• [YOUR TASK] Collect the lines of the entries where "this" shows up.

• [WORKING DATA]
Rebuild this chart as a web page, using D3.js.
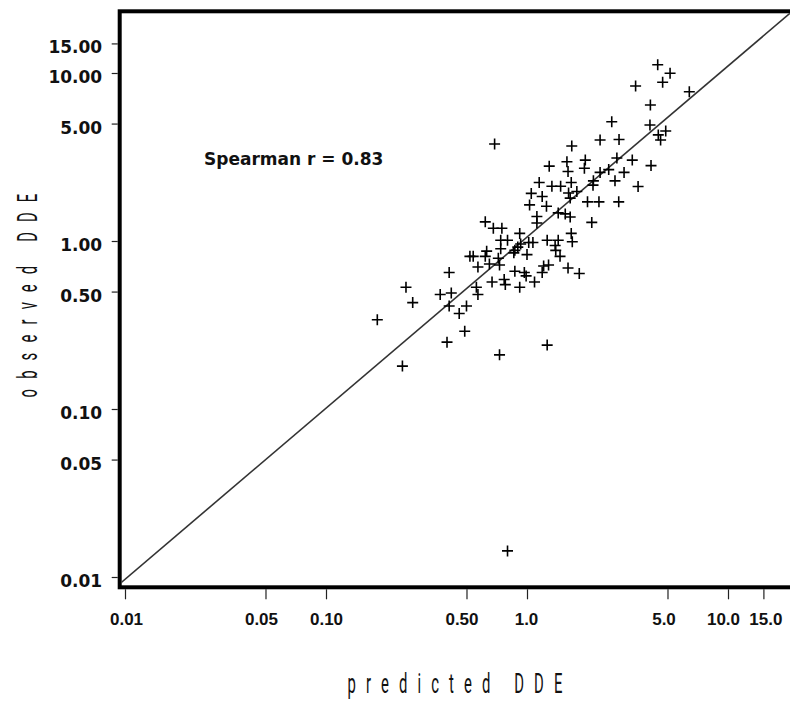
<!DOCTYPE html>
<html>
<head>
  <title>observed vs predicted DDE</title>
  <script src="https://d3js.org/d3.v7.min.js"></script>
  <style>
    body { margin: 0; background: #fff; }
  </style>
</head>
<body>
  <div id="chart"></div>
  <script>
    // values (predicted, observed), same order
    const predicted = [
      4.47, 5.15, 4.73, 3.47, 6.42, 4.11, 2.64, 4.09, 4.90, 4.50,
      4.62, 0.69, 1.67, 2.31, 2.87, 1.29, 1.58, 1.60, 1.95, 1.93,
      2.80, 3.34, 4.14, 2.31, 2.55, 3.04, 2.14, 2.13, 2.74, 3.57,
      1.15, 1.33, 1.47, 1.66, 1.61, 1.77, 1.64, 1.05, 1.19, 1.03,
      1.25, 1.43, 1.55, 1.64, 2.00, 2.28, 2.86, 1.12, 1.12, 2.10,
      0.62, 0.68, 0.75, 0.92, 1.66, 0.74, 0.80, 1.02, 1.07, 1.26,
      1.43, 1.68, 0.87, 0.90, 0.93, 1.38, 1.39, 0.74, 0.63, 0.52,
      0.54, 0.62, 0.72, 0.86, 1.00, 1.46, 0.57, 0.65, 0.73, 0.87,
      0.97, 0.99, 1.19, 1.21, 1.28, 1.60, 1.82, 0.41, 0.67, 0.77,
      0.78, 0.92, 1.09, 0.25, 0.56, 0.27, 0.37, 0.42, 0.57, 0.41,
      0.46, 0.50, 0.18, 0.49, 0.40, 0.73, 1.26, 0.24, 0.80
    ];
    const observed = [
      11.2, 9.96, 8.81, 8.37, 7.74, 6.45, 5.13, 4.90, 4.52, 4.28,
      3.99, 3.78, 3.68, 3.99, 4.02, 2.79, 2.96, 2.59, 3.03, 2.71,
      3.12, 3.03, 2.81, 2.56, 2.66, 2.56, 2.28, 2.15, 2.28, 2.11,
      2.23, 2.12, 2.12, 2.23, 1.93, 1.97, 1.80, 1.92, 1.84, 1.64,
      1.61, 1.47, 1.45, 1.39, 1.71, 1.71, 1.71, 1.40, 1.28, 1.29,
      1.30, 1.19, 1.19, 1.11, 1.11, 1.01, 1.01, 0.98, 0.98, 1.01,
      1.01, 0.99, 0.88, 0.92, 0.96, 0.94, 0.88, 0.90, 0.87, 0.81,
      0.81, 0.81, 0.79, 0.85, 0.83, 0.81, 0.70, 0.73, 0.72, 0.66,
      0.65, 0.62, 0.65, 0.71, 0.72, 0.69, 0.64, 0.65, 0.57, 0.59,
      0.55, 0.53, 0.57, 0.53, 0.53, 0.43, 0.48, 0.49, 0.48, 0.41,
      0.37, 0.41, 0.34, 0.29, 0.25, 0.21, 0.24, 0.18, 0.0143
    ];

    const xTicks = [0.01, 0.05, 0.1, 0.5, 1, 5, 10, 15];
    const xTickLabels = ["0.01", "0.05", "0.10", "0.50", "1.0", "5.0", "10.0", "15.0"];
    const yTicks = [0.01, 0.05, 0.1, 0.5, 1, 5, 10, 15];
    const yTickLabels = ["0.01", "0.05", "0.10", "0.50", "1.00", "5.00", "10.00", "15.00"];

    // reference line end points (predicted, observed)
    const lineX = [0.0094, 21.5];
    const lineY = [0.0091, 24.0];

    const statText = "Spearman r = 0.83";

    const width = 790, height = 704;

    // the x labels are not quite centred under their ticks in the original
    const xLabelShift = [1, -4.5, 0, -5, -1, -4, -5, 2];

    const svg = d3.select("#chart")
                  .append("svg")
                  .attr("width", width)
                  .attr("height", height);

    // frame of the plot area (right side runs off the picture)
    const frame = {left: 119.7, top: 11.3, right: 820, bottom: 587.3};

    const x = d3.scaleLog()
                .domain([0.01, 10])
                .range([125, 728]);

    const y = d3.scaleLog()
                .domain([0.01, 10])
                .range([577, 73]);

    svg.append("clipPath")
       .attr("id", "plotclip")
       .append("rect")
       .attr("x", frame.left + 2)
       .attr("y", frame.top + 2)
       .attr("width", frame.right - frame.left)
       .attr("height", frame.bottom - frame.top - 4);

    // Y axis
    const yAxis = svg.append("g")
       .attr("transform", `translate(${frame.left - 2},0)`)
       .call(d3.axisLeft(y)
               .tickValues(yTicks)
               .tickFormat((d, i) => yTickLabels[i])
               .tickSize(6));
    yAxis.select(".domain").remove();
    yAxis.selectAll(".tick line").attr("stroke", "#222").attr("stroke-width", 1.2);
    yAxis.selectAll(".tick text")
         .attr("x", -15.5)
         .attr("dy", null)
         .attr("y", 9.5)
         .attr("fill", "#111")
         .style("font-family", "'DejaVu Sans', sans-serif")
         .style("font-weight", "bold")
         .style("font-size", "17px");

    // X axis
    const xAxis = svg.append("g")
       .attr("transform", `translate(0,${frame.bottom + 2})`)
       .call(d3.axisBottom(x)
               .tickValues(xTicks)
               .tickFormat((d, i) => xTickLabels[i])
               .tickSize(10));
    xAxis.select(".domain").remove();
    xAxis.selectAll(".tick line").attr("stroke", "#222").attr("stroke-width", 1.2);
    xAxis.selectAll(".tick text")
         .attr("dy", null)
         .attr("y", 36)
         .attr("x", (d, i) => xLabelShift[i])
         .attr("fill", "#111")
         .style("font-family", "'Liberation Sans', Arial, sans-serif")
         .style("font-weight", "bold")
         .style("font-size", "17px");

    const plot = svg.append("g").attr("clip-path", "url(#plotclip)");

    // reference line
    plot.append("line")
        .attr("x1", x(lineX[0]))
        .attr("y1", y(lineY[0]))
        .attr("x2", x(lineX[1]))
        .attr("y2", y(lineY[1]))
        .attr("stroke", "#333")
        .attr("stroke-width", 1.6);

    // points as plus signs
    const pts = predicted.map((p, i) => ({p: p, o: observed[i]}));
    plot.selectAll("path.pt")
        .data(pts)
        .enter()
        .append("path")
        .attr("class", "pt")
        .attr("transform", d => `translate(${x(d.p)},${y(d.o)})`)
        .attr("d", "M-5.5,0H5.5M0,-5.5V5.5")
        .attr("stroke", "#000")
        .attr("stroke-width", 1.6)
        .attr("fill", "none");

    // frame
    svg.append("rect")
       .attr("x", frame.left)
       .attr("y", frame.top)
       .attr("width", frame.right - frame.left)
       .attr("height", frame.bottom - frame.top)
       .attr("fill", "none")
       .attr("stroke", "#000")
       .attr("stroke-width", 4);

    // Spearman annotation
    svg.append("text")
       .attr("x", 204)
       .attr("y", 165)
       .attr("fill", "#111")
       .style("font-family", "'DejaVu Sans', sans-serif")
       .style("font-weight", "bold")
       .style("font-size", "17px")
       .text(statText);

    // axis titles: tall, narrow, widely spaced
    svg.append("text")
       .attr("transform", "translate(460,693) scale(0.55,1)")
       .attr("text-anchor", "middle")
       .attr("fill", "#111")
       .style("font-family", "Roboto, sans-serif")
       .style("font-weight", "400")
       .style("font-size", "27px")
       .style("letter-spacing", "18.4px")
       .text("predicted DDE");

    svg.append("text")
       .attr("transform", "translate(37,290.5) rotate(-90) scale(0.55,1)")
       .attr("text-anchor", "middle")
       .attr("fill", "#111")
       .style("font-family", "Roboto, sans-serif")
       .style("font-weight", "400")
       .style("font-size", "27px")
       .style("letter-spacing", "18.4px")
       .text("observed DDE");
  </script>
</body>
</html>
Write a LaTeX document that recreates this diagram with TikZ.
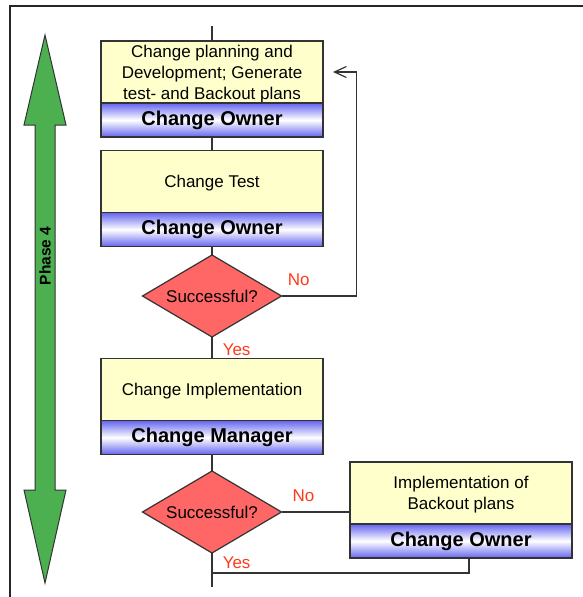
\documentclass[tikz,border=0pt]{standalone}
\usepackage{fontspec}
\setmainfont{Liberation Sans}
\usetikzlibrary{shapes.geometric, arrows.meta, positioning}

\definecolor{taskyellow}{HTML}{FFFFCC}
\definecolor{ownerblue}{HTML}{6464F0}
\definecolor{decisionred}{HTML}{FF6666}
\definecolor{phasegreen}{HTML}{4CAF50}
\definecolor{labelred}{HTML}{FF3A1A}
\definecolor{linegray}{HTML}{333333}

\tikzset{
  task/.style={draw=linegray, line width=1.5pt, fill=taskyellow, minimum width=222pt, minimum height=62pt,
    inner sep=0pt, outer sep=0pt, align=center, text depth=0pt, font=\fontsize{17}{21}\selectfont},
  owner/.style={draw=linegray, line width=1.5pt, top color=ownerblue, bottom color=ownerblue, middle color=white,
    minimum width=222pt, minimum height=34pt, inner sep=0pt, outer sep=0pt, font=\bfseries\fontsize{20}{24}\selectfont},
  decision/.style={diamond, draw=linegray, line width=1.2pt, fill=decisionred, minimum width=139pt, minimum height=82pt,
    aspect=1.7, inner sep=0pt, outer sep=0pt, font=\fontsize{17}{21}\selectfont},
  flow/.style={draw=linegray, line width=1.5pt},
  answer/.style={text=labelred, inner sep=1pt, font=\fontsize{17}{21}\selectfont}
}

\begin{document}
\begin{tikzpicture}[x=1pt, y=-1pt]
    \useasboundingbox (0,0) rectangle (582,597);
    \fill[white] (0,0) rectangle (582,597);

    % Frame
    \draw[line width=2pt, black!85] (10,610) -- (10,6) -- (600,6);

    % Phase arrow
    \draw[line width=1pt, black!80, fill=phasegreen] (45,35) -- (66,125) -- (55,125) -- (55,490) -- (66,490) -- (45,583)
        -- (24,490) -- (35,490) -- (35,125) -- (24,125) -- cycle;
    \node[rotate=90, font=\bfseries\fontsize{15.5}{18}\selectfont] (phase) at (45,256) {Phase 4};

    % Planning
    \node[task] (plan) at (212,72) {Change planning and\\Development; Generate\\test- and Backout plans};
    \node[owner, below=0pt of plan] (planOwner) {Change Owner};

    % Test
    \node[task] (test) at (212,181.5) {Change Test};
    \node[owner, below=0pt of test] (testOwner) {Change Owner};

    \node[decision] (check1) at (212,296) {Successful?};

    % Implementation
    \node[task] (impl) at (212,389.5) {Change Implementation};
    \node[owner, below=0pt of impl] (implOwner) {Change Manager};

    \node[decision] (check2) at (212,512) {Successful?};

    % Backout
    \node[task] (backout) at (461,493) {Implementation of\\Backout plans};
    \node[owner, below=0pt of backout] (backoutOwner) {Change Owner};

    \coordinate (entry) at (212,26);
    \coordinate (merge) at (212,573);
    \coordinate (exit) at (212,587);

    % Connectors
    \draw[flow] (entry) -- (plan);
    \draw[flow] (planOwner) -- (test);
    \draw[flow] (testOwner) -- (check1);
    \draw[flow] (check1) -- node[answer, pos=0.6, anchor=west, xshift=9pt] {Yes} (impl);
    \draw[flow, -{Straight Barb[length=12pt, width=11pt, line width=1.2pt]}] (check1.east)
        -- node[answer, pos=0.23, above=9pt] {No} ++(75,0) |- ([xshift=10pt]plan.east);
    \draw[flow] (implOwner) -- (check2);
    \draw[flow] (check2.east) -- node[answer, pos=0.32, above=9pt] {No} (check2.east -| backout.west);
    \draw[flow] ([xshift=8pt]backoutOwner.south) |- (merge);
    \draw[flow] (check2.south) -- node[answer, pos=0.5, anchor=west, xshift=9pt] {Yes} (merge) -- (exit);
\end{tikzpicture}
\end{document}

• [PROBLEM SOLUTION]
Rebuild this chart as a web page, using D3.js.
Write a LaTeX document that recreates this diagram with TikZ.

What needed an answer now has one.